▶ _Problem to solve_: Return only those lines from the line containing "Recreate this image" to the line containing "inner xsep=-9.5pt, inner", both included, and please omit the pictures.

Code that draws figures
________________

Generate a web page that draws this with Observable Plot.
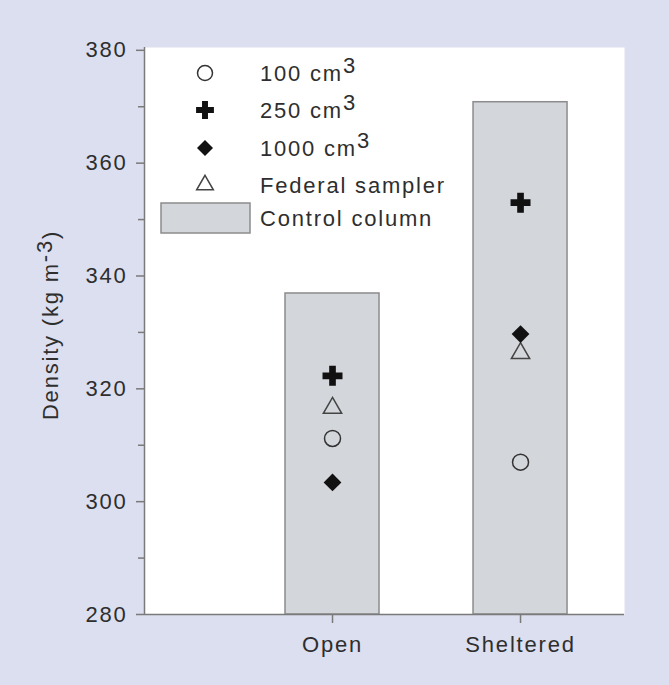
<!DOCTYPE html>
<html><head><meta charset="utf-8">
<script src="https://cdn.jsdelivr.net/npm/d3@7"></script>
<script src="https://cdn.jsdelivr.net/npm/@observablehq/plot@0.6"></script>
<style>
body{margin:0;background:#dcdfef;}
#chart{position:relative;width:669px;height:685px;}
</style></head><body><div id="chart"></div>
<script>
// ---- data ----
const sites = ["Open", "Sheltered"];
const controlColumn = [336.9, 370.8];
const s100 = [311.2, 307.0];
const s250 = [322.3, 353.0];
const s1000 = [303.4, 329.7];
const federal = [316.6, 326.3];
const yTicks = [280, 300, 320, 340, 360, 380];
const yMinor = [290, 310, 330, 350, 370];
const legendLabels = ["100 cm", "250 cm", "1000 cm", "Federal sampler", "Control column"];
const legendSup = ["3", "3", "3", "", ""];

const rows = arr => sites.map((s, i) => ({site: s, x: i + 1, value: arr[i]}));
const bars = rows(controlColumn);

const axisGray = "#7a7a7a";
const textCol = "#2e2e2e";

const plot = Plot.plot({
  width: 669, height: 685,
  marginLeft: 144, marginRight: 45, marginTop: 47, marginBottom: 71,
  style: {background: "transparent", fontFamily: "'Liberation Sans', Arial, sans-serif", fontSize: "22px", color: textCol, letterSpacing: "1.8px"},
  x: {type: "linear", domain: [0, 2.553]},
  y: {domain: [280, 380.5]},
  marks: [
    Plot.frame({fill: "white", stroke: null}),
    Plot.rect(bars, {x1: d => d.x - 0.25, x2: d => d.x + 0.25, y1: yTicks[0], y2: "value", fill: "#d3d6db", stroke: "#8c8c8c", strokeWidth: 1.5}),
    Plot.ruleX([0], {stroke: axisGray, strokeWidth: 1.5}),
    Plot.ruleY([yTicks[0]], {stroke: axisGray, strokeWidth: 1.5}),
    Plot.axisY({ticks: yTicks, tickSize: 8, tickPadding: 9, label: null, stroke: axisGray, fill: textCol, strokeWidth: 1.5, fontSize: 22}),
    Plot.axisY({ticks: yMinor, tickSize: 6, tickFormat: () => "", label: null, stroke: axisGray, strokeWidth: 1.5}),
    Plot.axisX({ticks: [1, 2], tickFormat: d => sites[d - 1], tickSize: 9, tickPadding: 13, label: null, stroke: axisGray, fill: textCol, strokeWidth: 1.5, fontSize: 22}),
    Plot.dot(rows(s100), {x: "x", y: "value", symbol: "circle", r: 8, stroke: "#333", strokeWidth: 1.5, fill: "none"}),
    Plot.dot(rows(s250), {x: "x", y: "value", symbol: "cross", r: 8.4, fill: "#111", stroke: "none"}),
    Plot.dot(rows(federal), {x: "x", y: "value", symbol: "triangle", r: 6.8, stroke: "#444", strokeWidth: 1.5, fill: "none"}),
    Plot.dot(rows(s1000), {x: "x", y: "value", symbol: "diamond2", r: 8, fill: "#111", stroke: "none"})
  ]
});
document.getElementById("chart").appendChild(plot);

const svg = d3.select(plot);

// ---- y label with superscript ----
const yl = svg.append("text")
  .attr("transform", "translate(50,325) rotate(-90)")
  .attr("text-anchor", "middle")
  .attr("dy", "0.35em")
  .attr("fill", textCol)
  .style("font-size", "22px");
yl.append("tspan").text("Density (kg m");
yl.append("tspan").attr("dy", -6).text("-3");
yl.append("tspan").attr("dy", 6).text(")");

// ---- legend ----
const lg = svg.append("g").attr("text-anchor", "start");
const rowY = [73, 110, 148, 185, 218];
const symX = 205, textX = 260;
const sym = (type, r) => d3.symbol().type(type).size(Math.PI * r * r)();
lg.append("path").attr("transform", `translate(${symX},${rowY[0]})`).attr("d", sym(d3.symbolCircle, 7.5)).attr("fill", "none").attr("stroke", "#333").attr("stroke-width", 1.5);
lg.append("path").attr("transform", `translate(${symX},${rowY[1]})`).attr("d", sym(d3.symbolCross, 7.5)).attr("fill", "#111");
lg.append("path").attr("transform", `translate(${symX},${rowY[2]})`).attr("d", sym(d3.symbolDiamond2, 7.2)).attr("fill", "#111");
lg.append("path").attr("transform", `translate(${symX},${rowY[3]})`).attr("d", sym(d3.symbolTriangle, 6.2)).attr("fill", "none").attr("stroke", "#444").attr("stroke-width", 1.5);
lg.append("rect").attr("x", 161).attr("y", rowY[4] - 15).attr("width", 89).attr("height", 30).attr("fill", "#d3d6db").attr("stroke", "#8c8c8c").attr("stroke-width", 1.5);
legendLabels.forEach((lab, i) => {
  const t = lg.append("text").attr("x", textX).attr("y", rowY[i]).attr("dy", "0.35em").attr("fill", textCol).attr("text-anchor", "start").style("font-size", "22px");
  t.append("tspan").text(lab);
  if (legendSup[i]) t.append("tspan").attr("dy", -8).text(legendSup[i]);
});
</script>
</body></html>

________________

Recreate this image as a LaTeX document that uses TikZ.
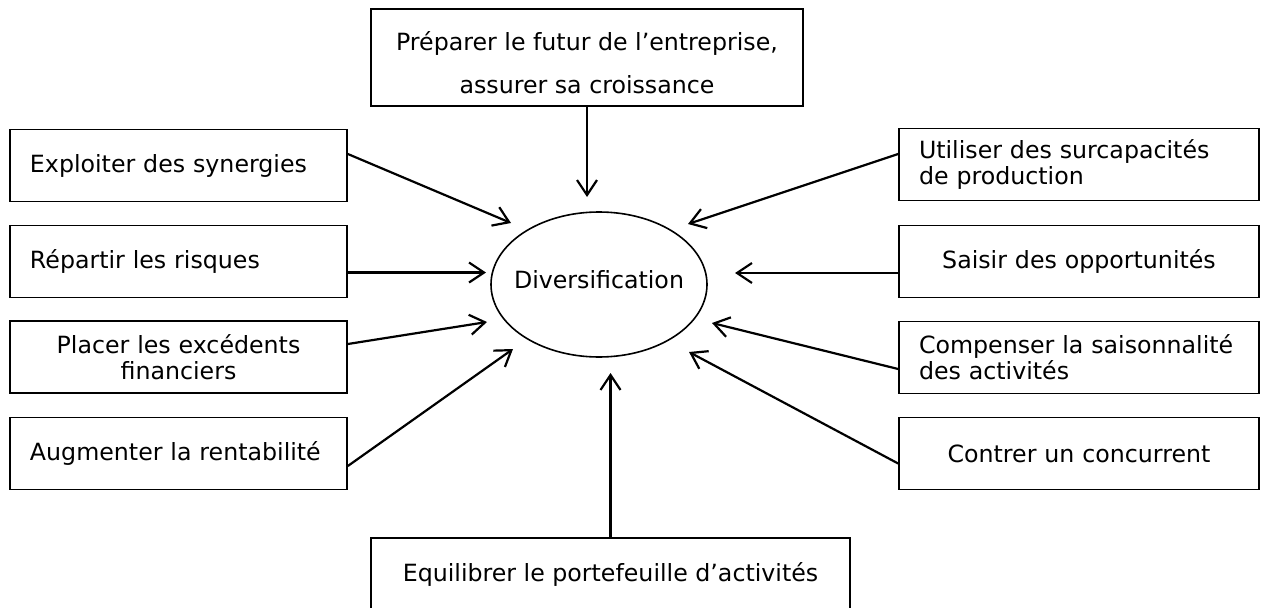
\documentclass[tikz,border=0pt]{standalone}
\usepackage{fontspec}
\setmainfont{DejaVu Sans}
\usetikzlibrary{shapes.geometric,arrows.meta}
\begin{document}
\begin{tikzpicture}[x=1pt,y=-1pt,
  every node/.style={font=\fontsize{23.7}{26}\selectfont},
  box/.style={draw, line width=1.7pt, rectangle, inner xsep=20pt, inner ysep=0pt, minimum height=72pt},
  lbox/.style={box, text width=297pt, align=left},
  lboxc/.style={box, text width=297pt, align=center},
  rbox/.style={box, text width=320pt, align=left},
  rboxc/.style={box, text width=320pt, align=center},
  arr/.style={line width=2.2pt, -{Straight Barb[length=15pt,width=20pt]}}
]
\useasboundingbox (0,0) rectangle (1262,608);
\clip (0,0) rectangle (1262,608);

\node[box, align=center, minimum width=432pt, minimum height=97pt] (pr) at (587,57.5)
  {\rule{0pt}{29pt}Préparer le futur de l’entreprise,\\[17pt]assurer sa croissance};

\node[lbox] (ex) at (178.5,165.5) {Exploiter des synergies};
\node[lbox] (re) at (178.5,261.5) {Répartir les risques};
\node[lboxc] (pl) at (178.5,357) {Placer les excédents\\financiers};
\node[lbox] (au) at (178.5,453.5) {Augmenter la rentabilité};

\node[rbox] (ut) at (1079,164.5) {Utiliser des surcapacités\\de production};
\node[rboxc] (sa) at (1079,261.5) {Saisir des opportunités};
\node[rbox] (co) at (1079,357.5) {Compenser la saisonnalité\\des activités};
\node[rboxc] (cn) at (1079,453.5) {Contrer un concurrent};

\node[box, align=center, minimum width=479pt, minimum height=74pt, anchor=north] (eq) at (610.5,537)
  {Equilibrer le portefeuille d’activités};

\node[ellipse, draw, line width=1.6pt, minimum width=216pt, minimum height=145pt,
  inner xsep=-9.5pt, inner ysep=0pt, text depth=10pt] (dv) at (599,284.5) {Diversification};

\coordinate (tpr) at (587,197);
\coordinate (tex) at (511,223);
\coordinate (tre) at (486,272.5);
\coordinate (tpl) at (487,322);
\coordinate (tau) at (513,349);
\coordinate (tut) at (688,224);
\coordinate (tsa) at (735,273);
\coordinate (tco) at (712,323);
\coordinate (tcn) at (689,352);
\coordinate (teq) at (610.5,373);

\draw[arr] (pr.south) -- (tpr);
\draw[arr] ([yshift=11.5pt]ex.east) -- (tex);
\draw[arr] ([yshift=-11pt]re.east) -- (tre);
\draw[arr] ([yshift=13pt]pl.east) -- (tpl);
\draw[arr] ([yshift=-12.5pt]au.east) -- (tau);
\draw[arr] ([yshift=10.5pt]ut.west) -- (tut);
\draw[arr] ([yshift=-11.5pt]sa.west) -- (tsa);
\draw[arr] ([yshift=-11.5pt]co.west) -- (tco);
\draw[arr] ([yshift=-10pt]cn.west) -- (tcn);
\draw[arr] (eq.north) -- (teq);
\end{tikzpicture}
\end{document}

________________

▶ _Solved exercise_:
Recreate this image as a LaTeX document that uses TikZ.
\documentclass[tikz,border=0pt]{standalone}
\usepackage{fontspec}
\setmainfont{DejaVu Sans}
\usetikzlibrary{shapes.geometric,arrows.meta}
\begin{document}
\begin{tikzpicture}[x=1pt,y=-1pt,
  every node/.style={font=\fontsize{23.7}{26}\selectfont},
  box/.style={draw, line width=1.7pt, rectangle, inner xsep=20pt, inner ysep=0pt, minimum height=72pt},
  lbox/.style={box, text width=297pt, align=left},
  lboxc/.style={box, text width=297pt, align=center},
  rbox/.style={box, text width=320pt, align=left},
  rboxc/.style={box, text width=320pt, align=center},
  arr/.style={line width=2.2pt, -{Straight Barb[length=15pt,width=20pt]}}
]
\useasboundingbox (0,0) rectangle (1262,608);
\clip (0,0) rectangle (1262,608);

\node[box, align=center, minimum width=432pt, minimum height=97pt] (pr) at (587,57.5)
  {\rule{0pt}{29pt}Préparer le futur de l’entreprise,\\[17pt]assurer sa croissance};

\node[lbox] (ex) at (178.5,165.5) {Exploiter des synergies};
\node[lbox] (re) at (178.5,261.5) {Répartir les risques};
\node[lboxc] (pl) at (178.5,357) {Placer les excédents\\financiers};
\node[lbox] (au) at (178.5,453.5) {Augmenter la rentabilité};

\node[rbox] (ut) at (1079,164.5) {Utiliser des surcapacités\\de production};
\node[rboxc] (sa) at (1079,261.5) {Saisir des opportunités};
\node[rbox] (co) at (1079,357.5) {Compenser la saisonnalité\\des activités};
\node[rboxc] (cn) at (1079,453.5) {Contrer un concurrent};

\node[box, align=center, minimum width=479pt, minimum height=74pt, anchor=north] (eq) at (610.5,537)
  {Equilibrer le portefeuille d’activités};

\node[ellipse, draw, line width=1.6pt, minimum width=216pt, minimum height=145pt,
  inner xsep=-9.5pt, inner ysep=0pt, text depth=10pt] (dv) at (599,284.5) {Diversification};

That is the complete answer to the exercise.